The fresco on the wall of a house in Pompeii that dates back 2,000 years (AFP)
The fresco on the wall of a house in Pompeii that dates back 2,000 years (AFP)

Italians began exploring a varied diet sometime between the 7th and 6th centuries BC, according to a new analysis of ancient teeth from Iron Age Italians.

Unravelling details about the lifestyles of ancient cultures is a challenging task, as it requires specific, well-preserved fossils of long-deceased individuals, The Independent reported.

Fossil human teeth are an excellent resource to understand ancient diets, acting as archives of each individual’s life history.

However, collecting information from teeth across different eras remains a challenge.

In the new study, researchers combined multiple analyses of teeth remains from the Italian archaeological site of Pontocagnano to interpret the health and diet of people in the region during the 7th and 6th centuries BC.

Scientists assessed the dental tissue of 30 teeth from 10 individuals, obtaining data from canine and molar teeth to reconstruct each ancient person’s history during the first six years of their lives.

Researchers found that the Iron Age Italians had a diet rich in cereals, legumes, abundant carbohydrates, and even fermented foods and drinks.
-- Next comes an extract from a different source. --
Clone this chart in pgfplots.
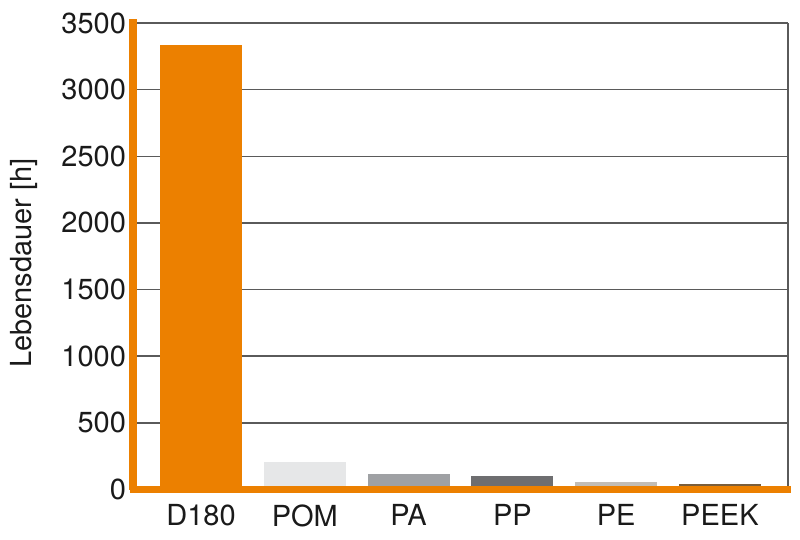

“We could follow childhood growth and health with remarkable precision and identify traces of cereals, legumes, and fermented foods in adulthood, revealing how this community adapted to environmental and social challenges,” said Roberto Germano, an author of the study.

Emanuela Cristiani, another author of the study said, “In the case of Pontocagnano, the analysis of dental calculus revealed starch granules from cereals and legumes, yeast spores, and plant fibres, providing a very concrete picture of the diet and some daily activities of these Iron Age communities.”

The findings offer strong evidence of this ancient Italian population regularly consuming fermented foods and beverages, researchers said.

Their diets likely diversified at the time as their contact with Mediterranean cultures increased, they added.

The researchers noted that while the study may not be completely representative of the broader Italian population, it provides a “very concrete picture” of the diet and some daily activities of Iron Age communities in the Italian region.

“This and other modern approaches represent a major technological and disciplinary advancement that is revolutionizing the study of the biocultural adaptations of past populations,” said Alessia Nava, another author of the study from Sapienza University of Rome.